The whole trip back was a bit more fraught than the one to site. I nearly caught the wrong bus to Gothenburg which would have made me miss my train (thank you unironically, lack of breakfast, for making me leave site three hours earlier than planned in search of food), and my train got delayed by about two hours first because of mechanical problems and then because of people on the train tracks. But, the train didn’t get cancelled outright, and eventually we got underway, which meant I got to try my second kid’s train meal: meatballs!

A bit disappointingly, there were neither the traditional peas nor lingonberry jam. But, the meatballs were heated through, which was a win compared to last time, and the bland pasta + over-salted meatballs balanced out if you ate them together to be—if not well-seasoned—at least pretty edible, so I’m counting that as a win. I even got a different mini picture book than last time, which was exciting!

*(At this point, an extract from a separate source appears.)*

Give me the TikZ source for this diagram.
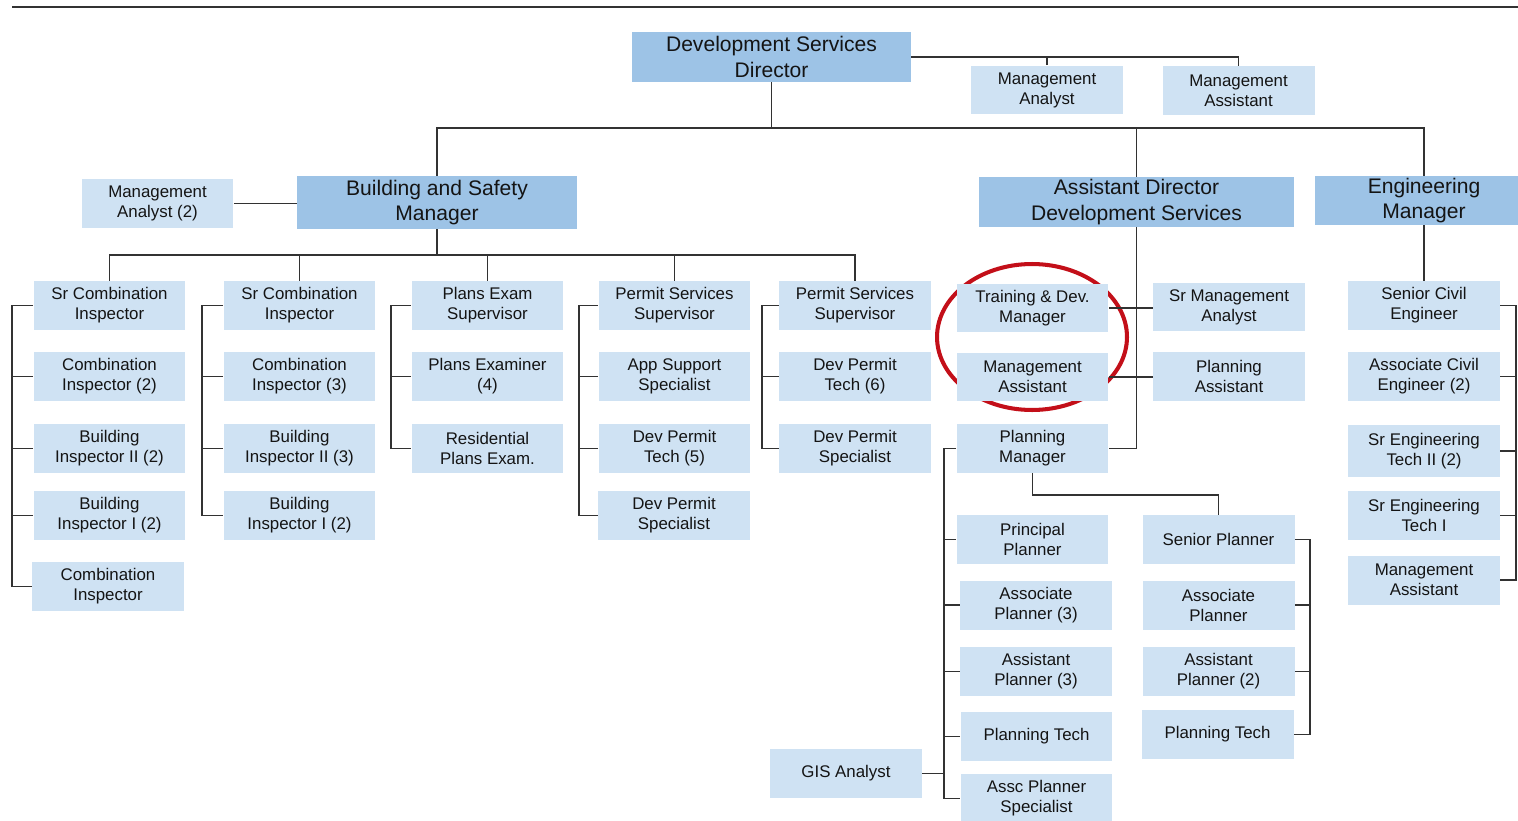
\documentclass[tikz,border=0pt]{standalone}
\usepackage{fontspec}
\setmainfont{Liberation Sans}
\usepackage{xcolor}
\usepackage{tikz}
\usetikzlibrary{shapes.geometric, positioning, calc}
\definecolor{boxL}{RGB}{207,226,243}
\definecolor{boxD}{RGB}{157,195,230}
\definecolor{wire}{RGB}{50,50,50}
\definecolor{ink}{RGB}{20,20,20}
\definecolor{ringR}{RGB}{195,15,25}
\tikzset{
  block/.style  = {rectangle, fill=boxL, text=ink, align=center, inner sep=0pt,
                   minimum width=3.04cm, minimum height=0.98cm,
                   font=\fontsize{9.6}{11.4}\selectfont},
  blockB/.style = {block, fill=boxD, font=\fontsize{12}{14.6}\selectfont},
  link/.style   = {draw=wire, line width=1.1pt},
  ring/.style   = {draw=ringR, line width=2.3pt, ellipse},
}
\begin{document}
\begin{tikzpicture}[x=0.02cm, y=-0.02cm]
    \useasboundingbox (0,0) rectangle (1518,821);
    \draw[wire, line width=1.2pt] (12,7) -- (1518,7);

    % highlight behind the two boxes
    \node[ring, minimum width=3.8cm, minimum height=2.92cm] (focus) at (1032,337) {};

    % top level
    \node[blockB, minimum width=5.58cm, minimum height=1.0cm] (dir) at (771.5,57)
      {Development Services\\Director};
    \node[block] (mAn) at (1047,90)    {Management\\Analyst};
    \node[block] (mAs) at (1238.5,90.5) {Management\\Assistant};

    \node[blockB, minimum width=5.6cm, minimum height=1.06cm] (bsm) at (437,202.5)
      {Building and Safety\\Manager};
    \node[block] (bsAn) at (157.5,203.5) {Management\\Analyst (2)};
    \node[blockB, minimum width=6.3cm, minimum height=1.0cm] (ads) at (1136.5,202)
      {Assistant Director\\Development Services};
    \node[blockB, minimum width=4.36cm] (eng) at (1424,200.5) {Engineering\\Manager};

    % building and safety columns
    \node[block] (c1a) at (109.5,305.5) {Sr Combination\\Inspector};
    \node[block] (c1b) at (109.5,376.5) {Combination\\Inspector (2)};
    \node[block] (c1c) at (109.5,448.5) {Building\\Inspector II (2)};
    \node[block] (c1d) at (109.5,515.5) {Building\\Inspector I (2)};
    \node[block] (c1e) at (108,586.5)   {Combination\\Inspector};

    \node[block] (c2a) at (299.5,305.5) {Sr Combination\\Inspector};
    \node[block] (c2b) at (299.5,376.5) {Combination\\Inspector (3)};
    \node[block] (c2c) at (299.5,448.5) {Building\\Inspector II (3)};
    \node[block] (c2d) at (299.5,515.5) {Building\\Inspector I (2)};

    \node[block] (c3a) at (487.5,305.5) {Plans Exam\\Supervisor};
    \node[block] (c3b) at (487.5,376.5) {Plans Examiner\\(4)};
    \node[block] (c3c) at (487.5,448.5) {Residential\\Plans Exam.};

    \node[block] (c4a) at (674.5,305.5) {Permit Services\\Supervisor};
    \node[block] (c4b) at (674.5,376.5) {App Support\\Specialist};
    \node[block] (c4c) at (674.5,448.5) {Dev Permit\\Tech (5)};
    \node[block] (c4d) at (674,515.5)   {Dev Permit\\Specialist};

    \node[block] (c5a) at (855,305.5) {Permit Services\\Supervisor};
    \node[block] (c5b) at (855,376.5) {Dev Permit\\Tech (6)};
    \node[block] (c5c) at (855,448.5) {Dev Permit\\Specialist};

    % assistant director branch
    \node[block] (tdm)  at (1032.5,308)   {Training \& Dev.\\Manager};
    \node[block] (adMa) at (1032.5,377)   {Management\\Assistant};
    \node[block] (pm)   at (1032.5,448.5) {Planning\\Manager};
    \node[block] (sma)  at (1229,307)     {Sr Management\\Analyst};
    \node[block] (pa)   at (1229,376.5)   {Planning\\Assistant};

    \node[block] (pp)  at (1032.5,539.5) {Principal\\Planner};
    \node[block] (ap3) at (1036,605)     {Associate\\Planner (3)};
    \node[block] (as3) at (1036,671.5)   {Assistant\\Planner (3)};
    \node[block] (pt1) at (1036.5,736.5) {Planning Tech};
    \node[block] (aps) at (1036.5,798.5) {Assc Planner\\Specialist};
    \node[block] (gis) at (846,773.5)    {GIS Analyst};

    \node[block] (sp)  at (1218.5,539.5) {Senior Planner};
    \node[block] (ap1) at (1218.5,605)   {Associate\\Planner};
    \node[block] (as2) at (1218.5,671.5) {Assistant\\Planner (2)};
    \node[block] (pt2) at (1217.5,734.5) {Planning Tech};

    % engineering branch
    \node[block] (sce)  at (1424,305.5) {Senior Civil\\Engineer};
    \node[block] (ace)  at (1424,376.5) {Associate Civil\\Engineer (2)};
    \node[block, minimum height=1.06cm] (set2) at (1424,451) {Sr Engineering\\Tech II (2)};
    \node[block] (set1) at (1424,515.5) {Sr Engineering\\Tech I};
    \node[block] (ema)  at (1424,580)   {Management\\Assistant};

    % connectors
    \coordinate (bus1) at (771.5,128);
    \coordinate (bus2) at (437,255);
    \coordinate (pmL)  at (944,448.5);

    \draw[link] (mAn.north) |- (dir.east);
    \draw[link] (mAs.north) |- (dir.east);
    \draw[link] (dir.south) -- (bus1);
    \draw[link] (bsm.north) |- (bus1) -| (eng.north);
    \draw[link] (ads.north) -- (ads.north |- bus1);
    \draw[link] (bsAn.east) -- (bsAn.east -| bsm.west);

    \draw[link] (bsm.south) -- (bus2);
    \draw[link] (c1a.north) |- (bus2) -| (c5a.north);
    \foreach \top in {c2a, c3a, c4a}
      \draw[link] (\top.north) -- (\top.north |- bus2);

    \draw[link] (c1a.west) -- ++(-21,0) |- (c1e.west);
    \foreach \n in {b, c, d} \draw[link] (c1\n.west) -- ++(-21,0);
    \draw[link] (c2a.west) -- ++(-21,0) |- (c2d.west);
    \foreach \n in {b, c} \draw[link] (c2\n.west) -- ++(-21,0);
    \draw[link] (c3a.west) -- ++(-20,0) |- (c3c.west);
    \draw[link] (c3b.west) -- ++(-20,0);
    \draw[link] (c4a.west) -- ++(-19,0) |- (c4d.west);
    \foreach \n in {b, c} \draw[link] (c4\n.west) -- ++(-19,0);
    \draw[link] (c5a.west) -- ++(-17,0) |- (c5c.west);
    \draw[link] (c5b.west) -- ++(-17,0);

    \draw[link] (ads.south) |- (pm.east);
    \draw[link] (tdm.east) -- (tdm.east -| sma.west);
    \draw[link] (adMa.east) -- (adMa.east -| pa.west);

    \draw[link] (pm.south) -- ++(0,22) -| (sp.north);
    \draw[link] (pm.west) -- (pmL) |- (aps.west);
    \foreach \n in {pp, ap3, as3, pt1} \draw[link] (\n.west) -- (\n.west -| pmL);
    \draw[link] (gis.east) -- (gis.east -| pmL);

    \draw[link] (sp.east) -- ++(15,0) |- (pt2.east);
    \foreach \n in {ap1, as2} \draw[link] (\n.east) -- ++(15,0);

    \draw[link] (eng.south) -- (sce.north);
    \draw[link] (sce.east) -- ++(16,0) |- (ema.east);
    \foreach \n in {ace, set2, set1} \draw[link] (\n.east) -- ++(16,0);

  \end{tikzpicture}
\end{document}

All in all, I made it home only mildly scathed by a sprained ankle from running away from orcs on an uneven trail on Friday. I…definitely didn’t need to run that fast even IC—thank you, Twin Mask, for apparently giving me an instinct to book it away from anyone threatening who also has extremely involved makeup and costuming—but we’re going to say it’s because I was just so committed to the bit. I’ll feel less silly that way.

Final thoughts on the Nordic LARP Experience™: very different from what I’m used to, good to have experienced, and probably something I would do again, but not going to replace SoCal LARPing for me any time soon.